Meski anak-anak Roeslan Abdulgani hidup di dalam dunia yang berbeda, menurut psikolog, Danti Soegidjardjo, pola asuh yang diberikan oleh orang tua tidak lepas dari karakteristik orang tuanya sendiri. Oleh sebab itu, ada nilai-nilai yang sama yang ditanamkan oleh orang tuanya sendiri. Yang membedakan sifat mereka adalah intensitas komunikasi dengan orang tua. Anak yang lebih sering berkomunikasi dengan orang tuanya biasanya lebih merasa secure dan lebih cepat matang ketimbang yang jarang berkomunikasi.

“Dalam perkembangan anak sendiri, yang sangat memengaruhi adalah lingkungan. Sikap anak bisa sangat berbeda meski dari keturunan yang sama akibat dari lingkungan sekolah dan pergaulan yang berbeda,” ujar Danti. “Anak yang dibesarkan di dalam keluarga yang belum stabil kondisi ekonominya bisa berbeda sifat dengan saat keluarga sudah mapan. Hal tersebut bisa dikarenakan kondisi emosi orang tua yang belum stabil” sambungnya.

Menjadi anak seorang tokoh, menurut Danti, bisa saja membebani mereka sebagai anak atau bisa juga menjadi kebanggaan. Itu tergantung pada bagaimana orang tua menjadi role model bagi anak-anaknya.
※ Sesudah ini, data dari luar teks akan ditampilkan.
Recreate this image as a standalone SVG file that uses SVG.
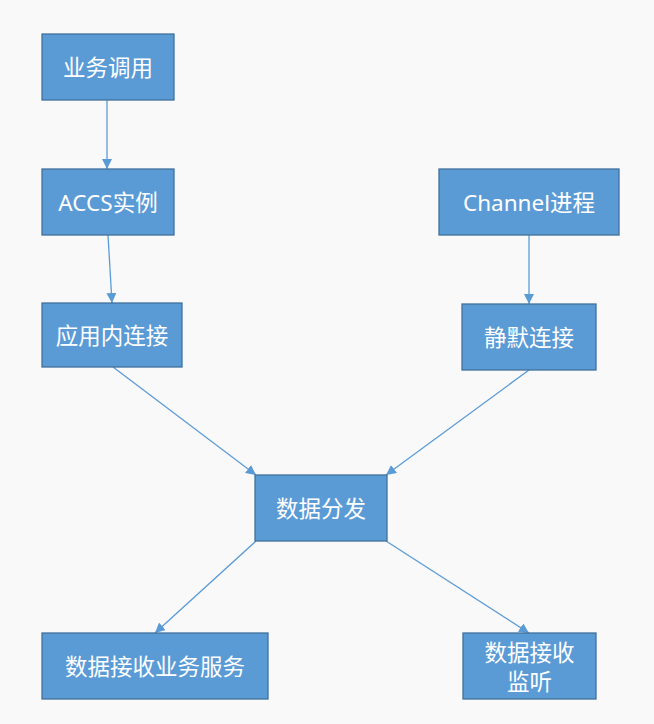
<svg xmlns="http://www.w3.org/2000/svg" width="654" height="724" viewBox="0 0 654 724">
<style>
.box{fill:#5B9BD5;stroke:#41719C;stroke-width:1.3}
.t{fill:#FFFFFF;font-family:"Noto Sans","Noto Sans CJK SC",sans-serif;font-size:22.5px;text-anchor:middle;dominant-baseline:central}
.c{stroke:#5B9BD5;stroke-width:1.3;fill:none;marker-end:url(#ah)}
</style>
<defs>
<marker id="ah" viewBox="0 0 10 10" refX="10" refY="5" markerWidth="10" markerHeight="10" markerUnits="userSpaceOnUse" orient="auto">
<path d="M0,0 L10,5 L0,10 z" fill="#5B9BD5"/>
</marker>
</defs>
<rect x="0" y="0" width="654" height="724" fill="#F9F9F9"/>
<g id="connectors">
<line class="c" x1="107" y1="100" x2="107" y2="169"/>
<line class="c" x1="108" y1="235" x2="112" y2="303"/>
<line class="c" x1="529" y1="235" x2="529" y2="304"/>
<line class="c" x1="113" y1="367" x2="256" y2="475"/>
<line class="c" x1="529" y1="370" x2="386" y2="475"/>
<line class="c" x1="256" y1="541" x2="155" y2="633"/>
<line class="c" x1="386" y1="541" x2="529" y2="633"/>
</g>
<g id="n1"><rect class="box" x="42" y="34" width="132" height="66"/><text class="t" x="108" y="67">业务调用</text></g>
<g id="n2"><rect class="box" x="42" y="169" width="132" height="66"/><text class="t" x="108" y="202">ACCS实例</text></g>
<g id="n3"><rect class="box" x="42" y="303" width="140" height="64"/><text class="t" x="112" y="335">应用内连接</text></g>
<g id="n4"><rect class="box" x="439" y="169" width="180" height="66"/><text class="t" x="529" y="202">Channel进程</text></g>
<g id="n5"><rect class="box" x="462" y="304" width="134" height="66"/><text class="t" x="529" y="337">静默连接</text></g>
<g id="n6"><rect class="box" x="255" y="475" width="132" height="66"/><text class="t" x="321" y="508">数据分发</text></g>
<g id="n7"><rect class="box" x="42" y="633" width="226" height="66"/><text class="t" x="155" y="666">数据接收业务服务</text></g>
<g id="n8"><rect class="box" x="463" y="633" width="133" height="66"/><text class="t" x="529.5" y="652">数据接收</text><text class="t" x="529.5" y="681">监听</text></g>
</svg>
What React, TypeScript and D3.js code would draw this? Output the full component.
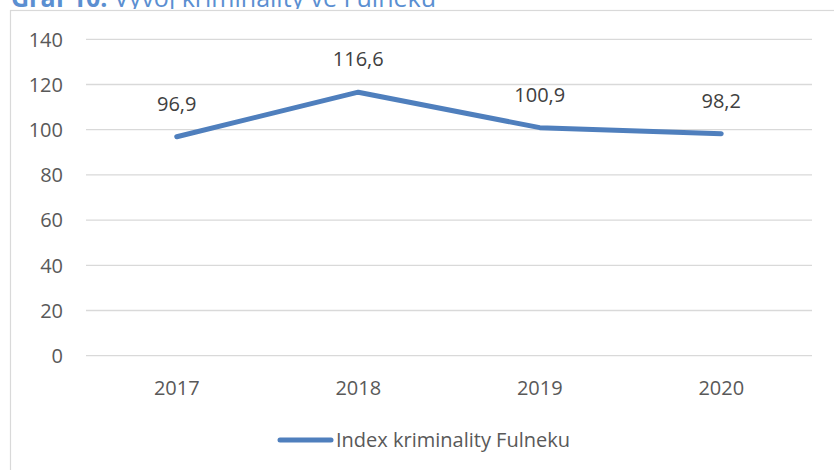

Bagi anak-anaknya banyak nilai-nilai kemanusiaan dan pelajaran-pelajaran berharga yang diajarkan oleh Cak Roes. Pelajaran yang paling penting yang diterima anak-anaknya adalah bagaimana ayahnya kerap mengajarkan tanpa mengatakan apa-apa, tapi langsung menerapkannya. Selain itu juga menurut Lia, ayahnya adalah orang yang mengerti zaman. Dia bisa menempatkan diri di zaman manapun.

“Belajarlah dari sejarah, tidak usah melakukan hal yang sama, tapi tarik benang merah dengan relevansi situasi saat ini, dari hal tersebut, kita akan mendapatkan semangat untuk melakukan kesuksesan yang sama dalam situasi yang berbeda,” tutup Lia.